WHAT TO WORK ON:
Print, without altering anything, the lines from the one that holds "Convert this chart to D3.js code." to the one that holds "const xTicks = [0, 5000, 10000, 15000, 20000, 25000];", inclusive. No other lines belong in the output.

---+---

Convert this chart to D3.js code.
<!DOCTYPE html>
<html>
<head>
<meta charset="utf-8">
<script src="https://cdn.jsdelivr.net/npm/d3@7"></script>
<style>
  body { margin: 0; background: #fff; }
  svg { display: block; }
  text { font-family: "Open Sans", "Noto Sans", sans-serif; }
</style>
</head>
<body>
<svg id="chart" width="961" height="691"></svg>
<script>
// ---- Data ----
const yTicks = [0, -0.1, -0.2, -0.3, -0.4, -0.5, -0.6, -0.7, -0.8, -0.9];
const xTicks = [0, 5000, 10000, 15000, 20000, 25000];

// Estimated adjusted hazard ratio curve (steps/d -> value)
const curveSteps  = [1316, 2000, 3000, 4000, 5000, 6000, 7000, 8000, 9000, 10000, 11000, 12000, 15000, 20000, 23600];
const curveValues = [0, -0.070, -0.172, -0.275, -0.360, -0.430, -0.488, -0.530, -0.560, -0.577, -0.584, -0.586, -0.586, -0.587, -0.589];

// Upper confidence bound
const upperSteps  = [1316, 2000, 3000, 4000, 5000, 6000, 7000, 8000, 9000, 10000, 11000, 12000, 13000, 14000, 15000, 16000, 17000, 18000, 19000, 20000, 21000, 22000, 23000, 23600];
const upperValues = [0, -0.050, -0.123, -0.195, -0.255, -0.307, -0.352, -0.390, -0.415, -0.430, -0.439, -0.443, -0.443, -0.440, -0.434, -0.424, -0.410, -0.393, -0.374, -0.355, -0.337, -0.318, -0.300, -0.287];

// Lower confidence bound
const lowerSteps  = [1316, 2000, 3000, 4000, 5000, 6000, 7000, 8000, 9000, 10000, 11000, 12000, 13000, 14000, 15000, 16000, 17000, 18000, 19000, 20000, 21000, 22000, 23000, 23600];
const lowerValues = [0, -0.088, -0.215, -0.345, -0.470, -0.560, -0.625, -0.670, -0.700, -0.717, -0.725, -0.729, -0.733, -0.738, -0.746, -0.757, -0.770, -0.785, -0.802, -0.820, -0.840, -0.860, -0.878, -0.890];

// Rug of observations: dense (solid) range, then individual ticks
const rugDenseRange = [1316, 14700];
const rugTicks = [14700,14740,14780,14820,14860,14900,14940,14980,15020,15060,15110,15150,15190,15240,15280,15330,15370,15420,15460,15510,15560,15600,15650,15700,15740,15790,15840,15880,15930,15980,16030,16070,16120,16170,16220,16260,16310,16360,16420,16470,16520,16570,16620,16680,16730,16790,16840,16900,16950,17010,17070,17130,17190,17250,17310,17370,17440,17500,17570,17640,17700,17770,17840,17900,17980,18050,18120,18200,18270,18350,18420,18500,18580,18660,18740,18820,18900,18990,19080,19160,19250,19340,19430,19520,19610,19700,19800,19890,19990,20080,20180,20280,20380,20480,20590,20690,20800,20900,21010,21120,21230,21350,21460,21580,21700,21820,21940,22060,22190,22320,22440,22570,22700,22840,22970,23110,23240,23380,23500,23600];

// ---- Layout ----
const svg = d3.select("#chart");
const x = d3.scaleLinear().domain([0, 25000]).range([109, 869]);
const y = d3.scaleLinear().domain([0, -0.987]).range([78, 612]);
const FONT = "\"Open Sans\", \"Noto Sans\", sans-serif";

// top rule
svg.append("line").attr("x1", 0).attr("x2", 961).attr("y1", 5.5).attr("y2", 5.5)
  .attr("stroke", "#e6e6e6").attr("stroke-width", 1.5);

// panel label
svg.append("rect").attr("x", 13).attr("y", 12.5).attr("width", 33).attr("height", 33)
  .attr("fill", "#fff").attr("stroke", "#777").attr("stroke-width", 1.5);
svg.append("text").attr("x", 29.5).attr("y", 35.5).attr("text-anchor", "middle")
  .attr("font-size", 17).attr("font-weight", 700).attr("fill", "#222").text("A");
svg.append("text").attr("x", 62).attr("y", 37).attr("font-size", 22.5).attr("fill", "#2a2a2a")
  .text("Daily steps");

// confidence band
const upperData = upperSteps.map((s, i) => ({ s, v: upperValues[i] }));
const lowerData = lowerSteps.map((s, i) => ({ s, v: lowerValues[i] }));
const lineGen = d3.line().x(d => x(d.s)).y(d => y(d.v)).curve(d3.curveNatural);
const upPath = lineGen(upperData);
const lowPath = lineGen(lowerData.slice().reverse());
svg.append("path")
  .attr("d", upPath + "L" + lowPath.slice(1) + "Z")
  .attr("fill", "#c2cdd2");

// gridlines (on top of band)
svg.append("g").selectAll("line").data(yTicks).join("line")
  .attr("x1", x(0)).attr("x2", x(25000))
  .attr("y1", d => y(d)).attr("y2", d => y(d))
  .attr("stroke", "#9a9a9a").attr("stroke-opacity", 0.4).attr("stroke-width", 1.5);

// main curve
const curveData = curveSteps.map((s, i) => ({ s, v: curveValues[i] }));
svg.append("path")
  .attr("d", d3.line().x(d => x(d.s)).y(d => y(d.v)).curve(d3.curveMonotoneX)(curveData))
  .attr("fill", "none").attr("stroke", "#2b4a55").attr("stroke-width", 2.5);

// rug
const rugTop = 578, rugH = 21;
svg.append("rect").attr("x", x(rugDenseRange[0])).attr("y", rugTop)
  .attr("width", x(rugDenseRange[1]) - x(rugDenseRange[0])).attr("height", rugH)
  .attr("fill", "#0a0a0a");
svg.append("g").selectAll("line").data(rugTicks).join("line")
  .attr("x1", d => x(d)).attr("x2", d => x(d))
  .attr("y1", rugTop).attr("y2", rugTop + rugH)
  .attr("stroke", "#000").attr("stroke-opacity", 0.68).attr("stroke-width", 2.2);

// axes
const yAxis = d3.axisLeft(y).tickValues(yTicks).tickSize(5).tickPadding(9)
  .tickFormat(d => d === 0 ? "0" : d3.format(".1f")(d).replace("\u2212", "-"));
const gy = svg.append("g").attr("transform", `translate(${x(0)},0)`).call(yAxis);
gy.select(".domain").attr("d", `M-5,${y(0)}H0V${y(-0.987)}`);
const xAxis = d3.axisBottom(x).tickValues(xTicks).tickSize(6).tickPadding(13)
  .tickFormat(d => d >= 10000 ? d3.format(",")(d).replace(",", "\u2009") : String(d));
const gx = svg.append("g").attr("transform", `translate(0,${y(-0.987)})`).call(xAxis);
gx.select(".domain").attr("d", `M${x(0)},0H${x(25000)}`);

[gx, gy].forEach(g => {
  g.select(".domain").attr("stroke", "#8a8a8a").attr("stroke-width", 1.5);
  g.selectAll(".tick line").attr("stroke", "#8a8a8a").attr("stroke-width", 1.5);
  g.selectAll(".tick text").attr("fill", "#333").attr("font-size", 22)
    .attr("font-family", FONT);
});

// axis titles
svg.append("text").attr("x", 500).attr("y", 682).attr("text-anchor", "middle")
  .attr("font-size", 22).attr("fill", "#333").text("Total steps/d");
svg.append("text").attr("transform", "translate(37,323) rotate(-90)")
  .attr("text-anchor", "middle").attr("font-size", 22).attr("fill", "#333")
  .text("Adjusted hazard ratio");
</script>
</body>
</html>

---+---

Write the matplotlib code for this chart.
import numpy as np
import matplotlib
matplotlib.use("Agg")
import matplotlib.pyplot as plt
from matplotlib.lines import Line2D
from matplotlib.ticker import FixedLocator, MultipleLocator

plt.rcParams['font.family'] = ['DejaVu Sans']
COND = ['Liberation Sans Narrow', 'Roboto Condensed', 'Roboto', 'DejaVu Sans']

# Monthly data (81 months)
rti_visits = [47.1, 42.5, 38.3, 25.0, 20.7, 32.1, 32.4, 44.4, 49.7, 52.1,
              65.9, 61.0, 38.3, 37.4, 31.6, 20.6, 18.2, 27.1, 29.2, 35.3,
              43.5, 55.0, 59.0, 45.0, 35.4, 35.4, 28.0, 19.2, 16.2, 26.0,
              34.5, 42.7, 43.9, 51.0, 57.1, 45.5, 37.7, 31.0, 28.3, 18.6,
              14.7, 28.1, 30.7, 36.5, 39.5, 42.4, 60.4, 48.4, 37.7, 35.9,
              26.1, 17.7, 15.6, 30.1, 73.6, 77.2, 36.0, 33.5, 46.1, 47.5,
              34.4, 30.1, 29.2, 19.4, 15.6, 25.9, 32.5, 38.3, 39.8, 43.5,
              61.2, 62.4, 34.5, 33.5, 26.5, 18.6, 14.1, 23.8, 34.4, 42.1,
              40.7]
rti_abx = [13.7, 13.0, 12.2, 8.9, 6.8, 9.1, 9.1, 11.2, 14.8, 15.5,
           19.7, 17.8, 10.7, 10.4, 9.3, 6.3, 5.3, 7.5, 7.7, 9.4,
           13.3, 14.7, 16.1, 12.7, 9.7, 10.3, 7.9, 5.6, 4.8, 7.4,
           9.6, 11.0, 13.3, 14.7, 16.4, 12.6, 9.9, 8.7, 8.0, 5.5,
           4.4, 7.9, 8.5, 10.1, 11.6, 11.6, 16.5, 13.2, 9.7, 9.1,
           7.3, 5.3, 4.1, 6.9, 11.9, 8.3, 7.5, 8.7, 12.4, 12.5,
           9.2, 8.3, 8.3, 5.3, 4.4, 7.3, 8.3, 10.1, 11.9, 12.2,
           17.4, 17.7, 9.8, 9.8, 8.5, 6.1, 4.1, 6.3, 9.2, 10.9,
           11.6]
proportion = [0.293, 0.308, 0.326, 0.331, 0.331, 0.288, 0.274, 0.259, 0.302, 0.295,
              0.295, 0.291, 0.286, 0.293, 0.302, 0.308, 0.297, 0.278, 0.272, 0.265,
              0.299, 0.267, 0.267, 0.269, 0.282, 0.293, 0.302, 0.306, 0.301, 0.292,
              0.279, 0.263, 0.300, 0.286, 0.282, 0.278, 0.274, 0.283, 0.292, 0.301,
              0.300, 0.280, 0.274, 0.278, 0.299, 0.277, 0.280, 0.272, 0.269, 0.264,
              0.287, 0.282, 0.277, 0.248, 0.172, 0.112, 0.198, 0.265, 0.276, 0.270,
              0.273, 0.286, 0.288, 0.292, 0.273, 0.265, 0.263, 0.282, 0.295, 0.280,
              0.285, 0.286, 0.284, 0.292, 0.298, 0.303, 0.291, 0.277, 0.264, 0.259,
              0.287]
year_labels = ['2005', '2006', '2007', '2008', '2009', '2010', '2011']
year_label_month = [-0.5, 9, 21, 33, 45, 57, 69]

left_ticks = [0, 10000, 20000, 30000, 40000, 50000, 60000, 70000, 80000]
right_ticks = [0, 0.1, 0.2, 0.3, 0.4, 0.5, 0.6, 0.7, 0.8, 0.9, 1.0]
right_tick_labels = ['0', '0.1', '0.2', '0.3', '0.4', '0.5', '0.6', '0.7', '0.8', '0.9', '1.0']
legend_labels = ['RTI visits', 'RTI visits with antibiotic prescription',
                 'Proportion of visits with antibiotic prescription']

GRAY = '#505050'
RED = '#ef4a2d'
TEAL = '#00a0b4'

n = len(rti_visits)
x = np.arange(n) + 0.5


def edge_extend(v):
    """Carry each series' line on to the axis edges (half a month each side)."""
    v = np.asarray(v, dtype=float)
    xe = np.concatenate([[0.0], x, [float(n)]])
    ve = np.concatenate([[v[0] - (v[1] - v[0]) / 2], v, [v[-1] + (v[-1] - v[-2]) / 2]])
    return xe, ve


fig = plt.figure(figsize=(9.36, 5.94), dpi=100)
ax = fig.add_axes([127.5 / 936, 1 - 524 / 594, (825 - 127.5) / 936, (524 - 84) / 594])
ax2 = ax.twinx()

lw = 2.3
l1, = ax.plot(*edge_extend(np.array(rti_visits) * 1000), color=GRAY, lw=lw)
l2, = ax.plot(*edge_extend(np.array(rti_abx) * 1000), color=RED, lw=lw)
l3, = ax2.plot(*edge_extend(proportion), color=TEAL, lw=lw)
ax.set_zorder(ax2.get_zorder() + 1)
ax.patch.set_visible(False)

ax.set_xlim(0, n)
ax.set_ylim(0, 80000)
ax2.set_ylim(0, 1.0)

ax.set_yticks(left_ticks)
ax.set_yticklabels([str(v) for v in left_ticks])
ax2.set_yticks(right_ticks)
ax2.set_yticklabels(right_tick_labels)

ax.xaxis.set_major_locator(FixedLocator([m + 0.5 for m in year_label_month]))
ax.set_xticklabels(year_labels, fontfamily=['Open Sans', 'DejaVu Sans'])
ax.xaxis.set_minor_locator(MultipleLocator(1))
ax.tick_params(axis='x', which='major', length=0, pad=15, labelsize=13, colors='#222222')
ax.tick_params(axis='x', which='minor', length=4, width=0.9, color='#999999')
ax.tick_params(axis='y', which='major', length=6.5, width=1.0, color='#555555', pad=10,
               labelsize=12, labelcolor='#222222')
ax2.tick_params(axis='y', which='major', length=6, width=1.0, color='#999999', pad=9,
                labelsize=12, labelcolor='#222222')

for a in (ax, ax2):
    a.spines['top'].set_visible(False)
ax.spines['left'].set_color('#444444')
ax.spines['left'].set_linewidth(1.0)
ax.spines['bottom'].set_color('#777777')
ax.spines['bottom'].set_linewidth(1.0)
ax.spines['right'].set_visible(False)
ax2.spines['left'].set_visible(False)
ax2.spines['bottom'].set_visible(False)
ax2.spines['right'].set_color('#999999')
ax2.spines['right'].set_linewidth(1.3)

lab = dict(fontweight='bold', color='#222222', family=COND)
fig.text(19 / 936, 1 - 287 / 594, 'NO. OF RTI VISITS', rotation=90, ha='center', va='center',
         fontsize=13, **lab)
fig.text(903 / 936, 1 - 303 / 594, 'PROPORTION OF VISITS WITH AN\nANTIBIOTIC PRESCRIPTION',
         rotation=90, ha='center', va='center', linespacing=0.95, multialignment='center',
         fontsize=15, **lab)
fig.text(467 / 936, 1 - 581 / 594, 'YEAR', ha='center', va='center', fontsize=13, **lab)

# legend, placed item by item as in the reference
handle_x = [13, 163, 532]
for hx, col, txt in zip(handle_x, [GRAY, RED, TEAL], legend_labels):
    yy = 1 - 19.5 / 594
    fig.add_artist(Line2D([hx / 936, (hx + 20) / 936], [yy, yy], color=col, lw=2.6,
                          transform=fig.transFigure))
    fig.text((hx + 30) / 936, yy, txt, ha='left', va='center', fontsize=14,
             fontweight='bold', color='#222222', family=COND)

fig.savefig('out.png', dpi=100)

---+---

FINAL RESULT:
Convert this chart to D3.js code.
<!DOCTYPE html>
<html>
<head>
<meta charset="utf-8">
<script src="https://cdn.jsdelivr.net/npm/d3@7"></script>
<style>
  body { margin: 0; background: #fff; }
  svg { display: block; }
  text { font-family: "Open Sans", "Noto Sans", sans-serif; }
</style>
</head>
<body>
<svg id="chart" width="961" height="691"></svg>
<script>
// ---- Data ----
const yTicks = [0, -0.1, -0.2, -0.3, -0.4, -0.5, -0.6, -0.7, -0.8, -0.9];
const xTicks = [0, 5000, 10000, 15000, 20000, 25000];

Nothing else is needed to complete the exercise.